Mixtures
Although you do not realise it, you meet quite a few mixtures in the course of a day. If you have a shower in the morning, the first mixture you meet is one made from shower gel and water. It forms soapy bubbles which clean your skin. The water that flows from your shower is also a mixture - it contains water, shower gel and dirt. If you wash in a wash basin you still make a mixture - of water, soap and dirt.

At breakfast time you may drink a mixture and also eat one. Your coffee is a mixture of coffee grains, water, milk and perhaps also sugar. Your breakfast cereal may be a mixture of cereal grains, nuts and fruits all soaked in milk.

As you go to school you may pass a building site and see water, sand, lime and cement being mixed together to make mortar. This is used to stick bricks together in a wall. A lorry with a large drum turning on its back may also be there. Inside the drum water, sand, cement and gravel are being mixed to make concrete. If you pass any factories on your way to school the chances are that mixtures will be being made in them too. For example, glass is made from a mixture of sand, lime and soda while paper is made from a mixture of wood fibres, clay and wax. When mixtures are made on building sites and factories, they form new materials. By mixing substances and by treating them in some way, often by heating them up, a huge number of materials and products can be made. If you look on the label of your shower gel or your tube of toothpaste you will find a surprisingly large number of substances have been mixed together to make them.

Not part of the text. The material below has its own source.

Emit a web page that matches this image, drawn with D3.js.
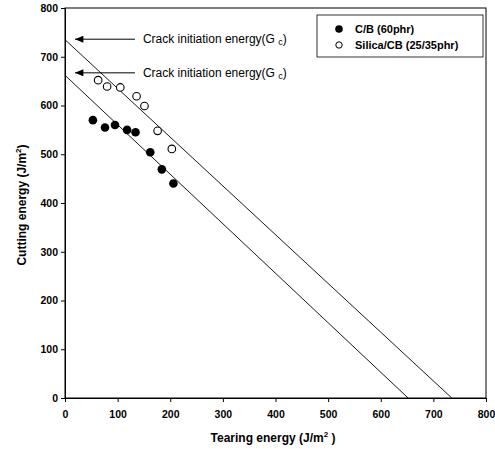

When you get to school, you will find yourself using furniture made from mixtures. The plastic part of your chair is made from a mixture of substances to make your seat strong, well-shaped and maybe colourful. The table top, on which you work, may be made from a mixture of wood chips and glue. You could look underneath to find out.

Even on your way home from school you may come across more mixtures. This time you may recognise them - a mixture of sweets in the corner shop. You will use mixtures to pay for them. Coins are made from mixtures of metals called alloys. "Copper coins" are made from a mixture of copper, zinc and tin while "silver" coins are made from a mixture of copper and nickel.

Is a mixture a new material?
No. It is simply a mixture of different materials. Each material or substance in the mixture has its own properties. For example, if you mixed steel paper clips with flour you could easily separate them with a magnet. You could do this because both the steel and the flour keep their properties even though they are mixed together. Steel is magnetic so when a magnet is passed over the mixture the paper clips will spring to it. The flour is not magnetic and will remain unaffected by the movement of the magnet.

Are mixtures used to make new materials?
Yes, they are. Making a mixture is an important step in the process of making a new material. However once the mixture is made it has to be treated in some way to make the new material. This treatment will make the substances in the mixture change. When they have changed the new material is made. It has different properties from the original substances in the mixture. For example, sand, lime and soda are all powders that you cannot see through but from this mixture you can make a transparent sheet of glass.

How are mixtures changed into new materials?
Some mixtures, such as concrete, change as soon as water is added to them. Many mixtures, such as the mixture to make glass, need heat.

Are foods mixtures?
Many foods are mixtures. Some foods still remain mixtures even when they have been heated. In a vegetable stir-fry, for example, the onion, bamboo shoots, water chestnuts and bean sprouts are just heated together so they can soften and be easier to digest. They do not become some other food such as a vegetable pancake but remain separate. This means you can pick out each vegetable separately with your chopsticks.

When you dilute a drink do you make a mixture?
Yes. You add water to the fruit juice. Neither the water nor the fruit juice changes in any way. The water simply spreads out the fruit juice and makes it taste less strong. There is still the same amount of fruit juice present as there was before the water was added.

When water and salt are mixed is a new material made?
No. The salt has simply dissolved in the water. It has split up into tiny particles that you cannot see but it is still there mixed with the water. Dissolving is just a mixing process in which a substance breaks up into tiny particles to mix with a liquid.

Why are silver coins called silver coins if they do not contain any silver?
They used to contain silver but silver is too expensive to use today. Scientists who work with metals, called metallurgists, experimented with different mixtures of copper and nickel until they found an alloy which looked like silver.

Why do copper coins have other metals in them?
Copper is quite a soft weak metal and could not stand up to being passed from pocket to purse to till for many years. The other metals are added to make a tougher metal which will not wear away while the coin is in use.